- Coordinates: 43°39′05″N 17°57′52″E﻿ / ﻿43.65139°N 17.96444°E
- Location: Konjic, Bosnia and Herzegovina
- Operated by: Army of the Republic of Bosnia and Herzegovina
- Operational: May 1992–October 1994
- Inmates: Serbs and Croats
- Killed: 13

= Musala camp =

Prison camp in Bosnia and Herzegovina

The Musala camp was a prison camp in Konjic, Bosnia and Herzegovina operated by the Army of the Republic of Bosnia and Herzegovina (ARBiH) that was used to detain Bosnian Serbs and Bosnian Croats.

== History ==
The Serb prisoners were initially captured during joint military operations conducted by joint Croatian Defence Council (HVO) and Bosnian Territorial Defence Forces (TO) in villages surrounding the municipality of Konjic in May 1992. While many of the men were taken to the Čelebići camp, some were transported to the Musala sports hall in Konjic. The sports hall was converted into a detention facility. With the Croat-Bosniak War, the camp would also be used for the detainment of Croats by the ARBiH.

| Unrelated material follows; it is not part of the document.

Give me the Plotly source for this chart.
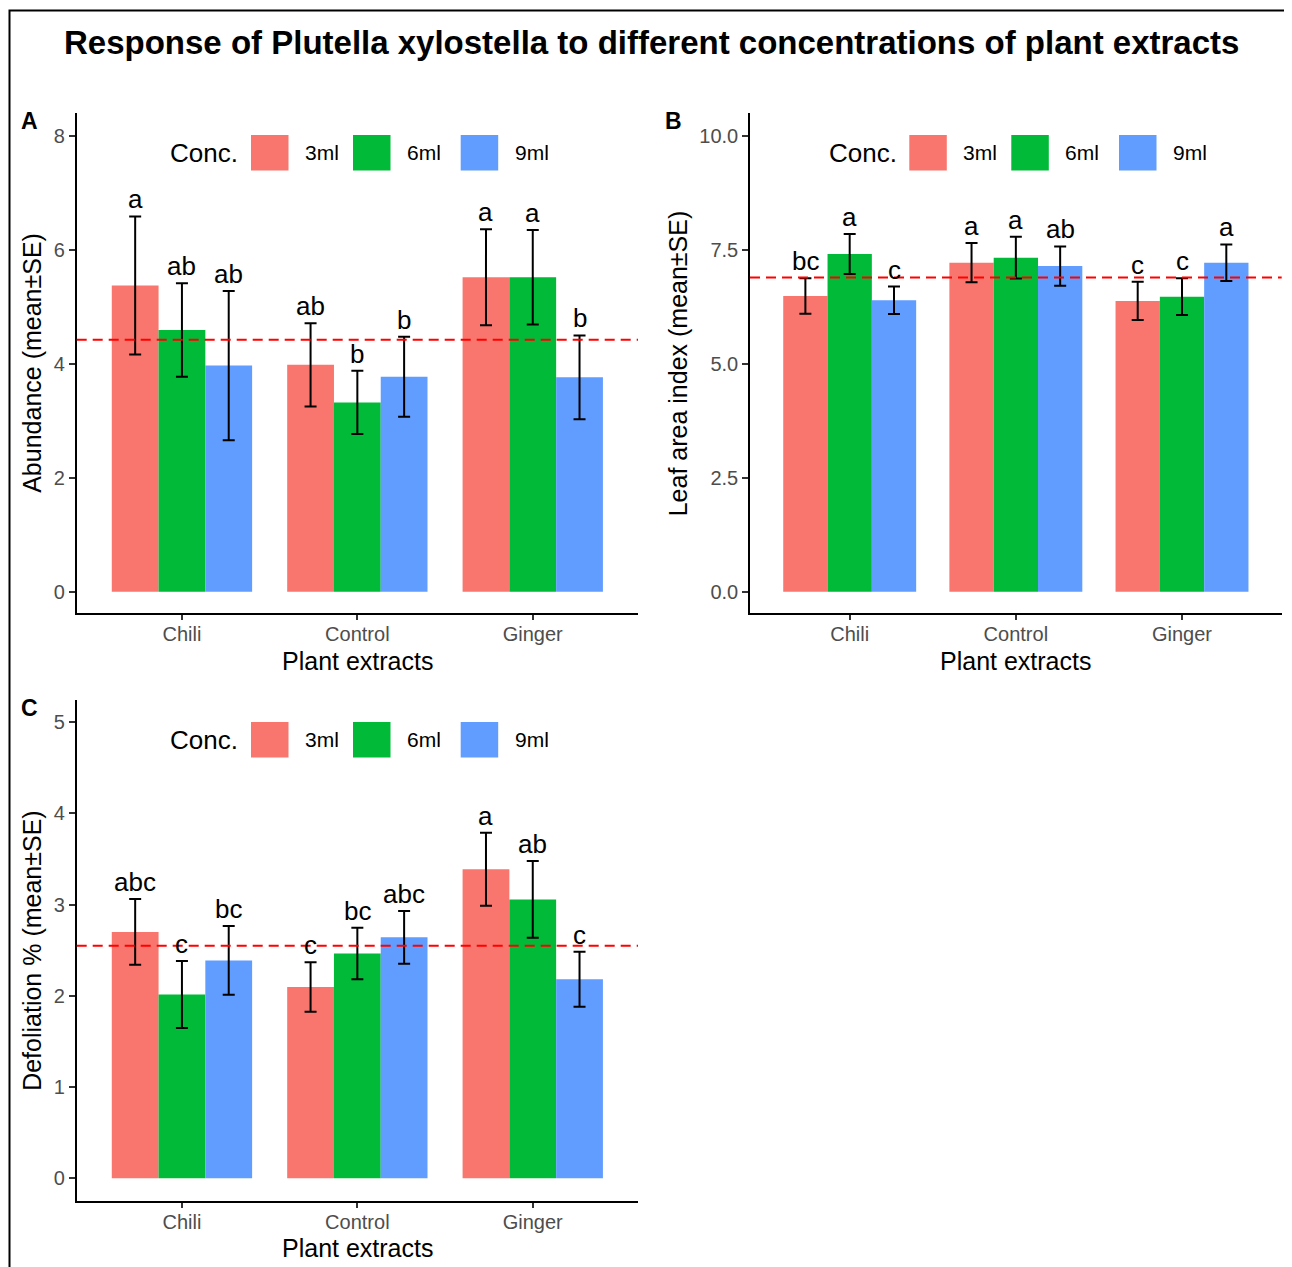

According to witnesses, on 15 June 1992, detainees were ordered to take their seats in the camp gym during a shelling of the camp by the ARBiH, thus preventing them to take cover while the camp guards went to take cover in a safer place. As a result, 13 Serb prisoners were killed while dozens of others were severely or lightly wounded.

In July 2013, Ibro Macić, a former ARBiH member, was charged with inhumane treatment and mistreatment of prisoners at the camp from April to October 1993. According to the indictment, Macić, along with some other Bosnian Army servicemen, ordered sexual assaults on four prisoners. They were beaten, sexually abused and had their genitals burned. In 2015, Macić was sentenced to ten years in prison after being found guilty of participating in the mistreatment and physical, mental, and sexual abuse of several Serb and Croat prisoners. Macić was also found guilty for the massacre of four elderly Serb women in the village of Blaca.

In 2016, former military policeman Edhem Žilić was charged with war crimes against civilians in the Konjic area, including the beating and abuse of Croat and Serb detainees at the camp. Žilić, who was the acting manager of the facility, was convicted in November 2017 and sentenced to nine years; his sentence was reduced following an appeal to six years in May 2018.